**What the task asks:** Copy nothing but the part that opens with the line containing "Recreate this image" and closes with the line containing "const SX = 1.18;". Do not include pictures.

[Charts and diagrams as code]
──────────

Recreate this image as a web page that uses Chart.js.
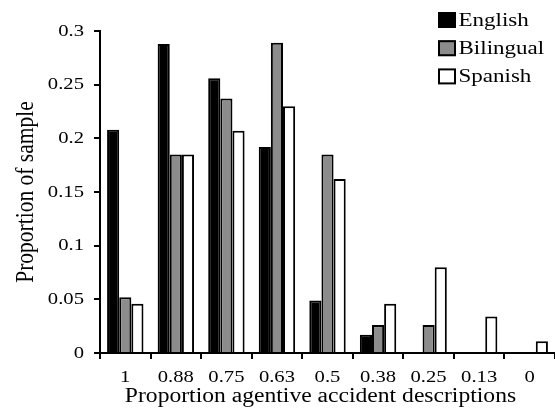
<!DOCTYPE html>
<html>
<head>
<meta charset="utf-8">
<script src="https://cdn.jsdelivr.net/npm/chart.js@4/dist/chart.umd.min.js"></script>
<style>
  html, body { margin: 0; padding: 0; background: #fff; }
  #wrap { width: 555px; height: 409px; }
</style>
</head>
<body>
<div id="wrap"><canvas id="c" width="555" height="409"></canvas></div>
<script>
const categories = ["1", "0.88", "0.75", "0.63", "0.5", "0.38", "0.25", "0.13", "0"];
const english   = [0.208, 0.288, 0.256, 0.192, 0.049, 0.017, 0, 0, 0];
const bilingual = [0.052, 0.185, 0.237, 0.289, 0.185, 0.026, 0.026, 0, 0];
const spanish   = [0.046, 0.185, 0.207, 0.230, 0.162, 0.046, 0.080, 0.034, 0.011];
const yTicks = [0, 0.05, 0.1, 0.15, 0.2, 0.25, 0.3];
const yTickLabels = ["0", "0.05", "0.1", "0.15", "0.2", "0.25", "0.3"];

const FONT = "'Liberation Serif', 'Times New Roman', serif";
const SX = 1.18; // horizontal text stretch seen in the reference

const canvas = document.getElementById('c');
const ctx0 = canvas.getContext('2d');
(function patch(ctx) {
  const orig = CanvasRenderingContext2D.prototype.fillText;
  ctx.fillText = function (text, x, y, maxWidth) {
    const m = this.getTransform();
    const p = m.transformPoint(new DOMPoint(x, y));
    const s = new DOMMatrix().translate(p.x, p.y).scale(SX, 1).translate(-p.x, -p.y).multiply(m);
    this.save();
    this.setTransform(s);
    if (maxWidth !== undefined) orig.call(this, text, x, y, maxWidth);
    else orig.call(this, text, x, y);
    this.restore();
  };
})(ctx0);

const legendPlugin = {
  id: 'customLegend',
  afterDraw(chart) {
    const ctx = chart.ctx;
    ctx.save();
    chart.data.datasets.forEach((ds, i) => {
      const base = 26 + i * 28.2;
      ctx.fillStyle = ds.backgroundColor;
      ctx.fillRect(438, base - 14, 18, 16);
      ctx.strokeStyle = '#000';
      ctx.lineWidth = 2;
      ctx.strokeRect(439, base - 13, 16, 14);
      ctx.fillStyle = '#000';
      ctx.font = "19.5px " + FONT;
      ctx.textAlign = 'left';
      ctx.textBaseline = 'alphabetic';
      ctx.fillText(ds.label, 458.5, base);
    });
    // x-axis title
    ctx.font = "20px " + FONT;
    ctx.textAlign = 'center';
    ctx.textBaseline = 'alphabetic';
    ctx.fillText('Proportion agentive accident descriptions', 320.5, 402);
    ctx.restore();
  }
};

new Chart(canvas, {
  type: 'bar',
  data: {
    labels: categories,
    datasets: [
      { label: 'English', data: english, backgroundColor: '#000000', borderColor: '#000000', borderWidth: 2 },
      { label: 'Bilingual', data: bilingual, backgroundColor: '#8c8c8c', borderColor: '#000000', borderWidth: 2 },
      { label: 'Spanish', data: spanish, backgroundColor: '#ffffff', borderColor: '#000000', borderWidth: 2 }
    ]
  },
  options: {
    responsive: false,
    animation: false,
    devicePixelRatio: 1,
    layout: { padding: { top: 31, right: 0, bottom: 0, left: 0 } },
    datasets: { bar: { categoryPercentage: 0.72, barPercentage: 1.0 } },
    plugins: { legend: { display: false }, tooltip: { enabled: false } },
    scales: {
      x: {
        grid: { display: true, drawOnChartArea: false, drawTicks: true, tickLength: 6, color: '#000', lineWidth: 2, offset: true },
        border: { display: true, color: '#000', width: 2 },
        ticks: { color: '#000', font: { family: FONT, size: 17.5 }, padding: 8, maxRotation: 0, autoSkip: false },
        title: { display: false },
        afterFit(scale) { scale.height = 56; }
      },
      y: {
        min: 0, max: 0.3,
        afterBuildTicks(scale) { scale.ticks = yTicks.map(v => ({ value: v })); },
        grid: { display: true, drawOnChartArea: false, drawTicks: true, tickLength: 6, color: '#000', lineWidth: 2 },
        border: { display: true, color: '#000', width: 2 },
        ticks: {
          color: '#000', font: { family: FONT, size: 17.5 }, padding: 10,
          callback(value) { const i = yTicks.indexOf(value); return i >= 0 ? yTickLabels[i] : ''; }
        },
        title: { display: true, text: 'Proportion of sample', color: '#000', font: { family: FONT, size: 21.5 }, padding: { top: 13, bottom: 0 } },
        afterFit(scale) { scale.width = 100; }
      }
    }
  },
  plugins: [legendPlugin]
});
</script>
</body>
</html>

──────────

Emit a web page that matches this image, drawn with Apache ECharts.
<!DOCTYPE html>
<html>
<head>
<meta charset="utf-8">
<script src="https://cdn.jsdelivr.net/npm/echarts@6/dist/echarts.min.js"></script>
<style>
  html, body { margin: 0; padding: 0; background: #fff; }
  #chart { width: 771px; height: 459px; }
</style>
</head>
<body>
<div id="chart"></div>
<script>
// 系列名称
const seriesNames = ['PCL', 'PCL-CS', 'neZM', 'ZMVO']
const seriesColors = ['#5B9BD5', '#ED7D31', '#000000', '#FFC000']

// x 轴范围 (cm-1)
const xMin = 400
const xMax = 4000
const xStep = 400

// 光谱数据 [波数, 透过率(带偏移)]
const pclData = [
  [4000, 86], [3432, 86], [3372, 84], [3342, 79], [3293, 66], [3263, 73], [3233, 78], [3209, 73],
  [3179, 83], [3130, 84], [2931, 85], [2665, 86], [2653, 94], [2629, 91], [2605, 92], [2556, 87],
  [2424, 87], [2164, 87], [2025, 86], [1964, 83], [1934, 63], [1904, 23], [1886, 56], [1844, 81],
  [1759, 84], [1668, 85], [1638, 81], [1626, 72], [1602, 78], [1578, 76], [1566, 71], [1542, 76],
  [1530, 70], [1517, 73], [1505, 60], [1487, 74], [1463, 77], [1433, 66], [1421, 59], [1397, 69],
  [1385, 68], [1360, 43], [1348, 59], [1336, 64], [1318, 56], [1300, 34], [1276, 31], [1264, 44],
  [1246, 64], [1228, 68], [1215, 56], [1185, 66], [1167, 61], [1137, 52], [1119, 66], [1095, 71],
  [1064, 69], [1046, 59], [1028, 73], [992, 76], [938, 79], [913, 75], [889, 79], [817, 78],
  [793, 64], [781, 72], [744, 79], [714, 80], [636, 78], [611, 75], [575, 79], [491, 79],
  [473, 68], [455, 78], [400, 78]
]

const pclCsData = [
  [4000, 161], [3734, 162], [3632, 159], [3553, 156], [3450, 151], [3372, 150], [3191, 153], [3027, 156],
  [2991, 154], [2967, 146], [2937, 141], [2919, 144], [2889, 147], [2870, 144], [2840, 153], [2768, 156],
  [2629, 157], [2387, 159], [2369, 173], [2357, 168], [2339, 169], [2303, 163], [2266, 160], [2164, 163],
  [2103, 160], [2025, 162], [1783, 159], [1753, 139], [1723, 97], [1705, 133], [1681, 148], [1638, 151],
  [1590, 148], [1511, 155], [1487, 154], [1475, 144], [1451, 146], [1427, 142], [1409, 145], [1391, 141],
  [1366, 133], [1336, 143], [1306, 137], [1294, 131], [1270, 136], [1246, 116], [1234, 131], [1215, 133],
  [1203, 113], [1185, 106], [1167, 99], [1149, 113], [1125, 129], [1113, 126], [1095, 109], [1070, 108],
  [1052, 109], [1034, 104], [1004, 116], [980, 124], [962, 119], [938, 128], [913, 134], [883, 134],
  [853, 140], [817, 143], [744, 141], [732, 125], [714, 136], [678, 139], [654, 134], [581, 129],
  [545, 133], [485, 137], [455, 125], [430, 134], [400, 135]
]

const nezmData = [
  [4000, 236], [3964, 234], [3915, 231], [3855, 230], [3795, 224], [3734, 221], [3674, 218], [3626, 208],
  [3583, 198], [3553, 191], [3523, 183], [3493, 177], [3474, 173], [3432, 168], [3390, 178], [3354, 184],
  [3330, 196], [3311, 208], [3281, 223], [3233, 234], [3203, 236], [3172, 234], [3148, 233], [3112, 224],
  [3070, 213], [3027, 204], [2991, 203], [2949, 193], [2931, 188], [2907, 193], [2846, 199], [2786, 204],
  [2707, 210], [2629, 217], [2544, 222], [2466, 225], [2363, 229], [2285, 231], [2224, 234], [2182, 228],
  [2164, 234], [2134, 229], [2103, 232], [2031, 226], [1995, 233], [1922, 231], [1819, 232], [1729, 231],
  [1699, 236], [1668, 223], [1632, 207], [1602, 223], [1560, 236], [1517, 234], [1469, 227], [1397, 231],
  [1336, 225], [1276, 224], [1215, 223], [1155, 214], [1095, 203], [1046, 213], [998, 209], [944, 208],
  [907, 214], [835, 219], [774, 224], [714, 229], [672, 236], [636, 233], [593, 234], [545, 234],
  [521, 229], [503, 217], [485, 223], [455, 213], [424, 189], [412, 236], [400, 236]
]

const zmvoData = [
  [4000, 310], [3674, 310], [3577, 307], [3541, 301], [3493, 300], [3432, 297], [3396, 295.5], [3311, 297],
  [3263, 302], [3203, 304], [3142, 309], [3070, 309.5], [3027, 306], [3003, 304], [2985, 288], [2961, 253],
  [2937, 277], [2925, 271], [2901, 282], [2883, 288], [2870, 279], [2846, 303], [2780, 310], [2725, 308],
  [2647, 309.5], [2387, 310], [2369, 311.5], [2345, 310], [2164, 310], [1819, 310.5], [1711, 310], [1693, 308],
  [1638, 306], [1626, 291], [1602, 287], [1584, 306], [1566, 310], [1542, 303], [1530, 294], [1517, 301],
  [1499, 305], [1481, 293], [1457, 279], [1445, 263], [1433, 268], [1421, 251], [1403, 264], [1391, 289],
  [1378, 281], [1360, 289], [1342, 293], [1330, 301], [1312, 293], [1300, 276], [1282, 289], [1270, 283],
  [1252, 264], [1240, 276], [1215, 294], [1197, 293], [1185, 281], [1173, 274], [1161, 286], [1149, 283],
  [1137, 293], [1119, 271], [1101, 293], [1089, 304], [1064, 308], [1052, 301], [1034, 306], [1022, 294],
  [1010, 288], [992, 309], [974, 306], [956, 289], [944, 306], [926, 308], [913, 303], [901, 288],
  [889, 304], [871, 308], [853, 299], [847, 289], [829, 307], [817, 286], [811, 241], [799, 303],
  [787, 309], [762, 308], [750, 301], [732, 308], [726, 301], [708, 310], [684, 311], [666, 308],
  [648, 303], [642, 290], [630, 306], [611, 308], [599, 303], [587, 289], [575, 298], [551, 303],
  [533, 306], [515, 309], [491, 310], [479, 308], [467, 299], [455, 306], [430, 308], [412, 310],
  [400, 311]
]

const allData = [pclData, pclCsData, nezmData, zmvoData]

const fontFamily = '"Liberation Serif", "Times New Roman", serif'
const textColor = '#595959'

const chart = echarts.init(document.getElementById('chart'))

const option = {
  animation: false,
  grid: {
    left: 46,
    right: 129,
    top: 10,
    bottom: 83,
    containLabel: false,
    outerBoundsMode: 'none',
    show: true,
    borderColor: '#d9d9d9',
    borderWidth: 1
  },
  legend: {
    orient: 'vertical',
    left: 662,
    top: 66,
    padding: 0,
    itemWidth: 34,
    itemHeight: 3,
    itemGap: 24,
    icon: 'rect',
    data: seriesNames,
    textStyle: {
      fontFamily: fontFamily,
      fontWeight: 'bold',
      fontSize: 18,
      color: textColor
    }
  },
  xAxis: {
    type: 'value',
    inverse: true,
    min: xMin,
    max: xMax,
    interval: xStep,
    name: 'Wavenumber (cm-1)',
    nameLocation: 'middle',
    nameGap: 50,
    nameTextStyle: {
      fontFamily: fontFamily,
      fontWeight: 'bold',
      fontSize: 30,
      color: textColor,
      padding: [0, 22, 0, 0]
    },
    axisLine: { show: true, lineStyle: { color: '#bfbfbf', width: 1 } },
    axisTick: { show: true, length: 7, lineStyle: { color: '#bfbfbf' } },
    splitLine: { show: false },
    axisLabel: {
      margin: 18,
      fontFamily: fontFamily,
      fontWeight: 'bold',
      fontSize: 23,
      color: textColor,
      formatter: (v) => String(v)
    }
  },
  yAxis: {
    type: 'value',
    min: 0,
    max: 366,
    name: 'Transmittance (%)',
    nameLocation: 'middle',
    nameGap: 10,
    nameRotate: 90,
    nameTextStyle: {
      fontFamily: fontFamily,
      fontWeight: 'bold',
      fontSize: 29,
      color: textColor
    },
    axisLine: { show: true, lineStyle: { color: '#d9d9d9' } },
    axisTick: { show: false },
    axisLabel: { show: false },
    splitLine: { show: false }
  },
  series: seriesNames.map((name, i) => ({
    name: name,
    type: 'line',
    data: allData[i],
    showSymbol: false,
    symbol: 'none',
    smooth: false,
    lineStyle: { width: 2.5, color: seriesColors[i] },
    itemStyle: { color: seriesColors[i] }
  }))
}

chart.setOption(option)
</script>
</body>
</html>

──────────

**Written response:**
Recreate this image as a web page that uses Chart.js.
<!DOCTYPE html>
<html>
<head>
<meta charset="utf-8">
<script src="https://cdn.jsdelivr.net/npm/chart.js@4/dist/chart.umd.min.js"></script>
<style>
  html, body { margin: 0; padding: 0; background: #fff; }
  #wrap { width: 555px; height: 409px; }
</style>
</head>
<body>
<div id="wrap"><canvas id="c" width="555" height="409"></canvas></div>
<script>
const categories = ["1", "0.88", "0.75", "0.63", "0.5", "0.38", "0.25", "0.13", "0"];
const english   = [0.208, 0.288, 0.256, 0.192, 0.049, 0.017, 0, 0, 0];
const bilingual = [0.052, 0.185, 0.237, 0.289, 0.185, 0.026, 0.026, 0, 0];
const spanish   = [0.046, 0.185, 0.207, 0.230, 0.162, 0.046, 0.080, 0.034, 0.011];
const yTicks = [0, 0.05, 0.1, 0.15, 0.2, 0.25, 0.3];
const yTickLabels = ["0", "0.05", "0.1", "0.15", "0.2", "0.25", "0.3"];

const FONT = "'Liberation Serif', 'Times New Roman', serif";
const SX = 1.18; // horizontal text stretch seen in the reference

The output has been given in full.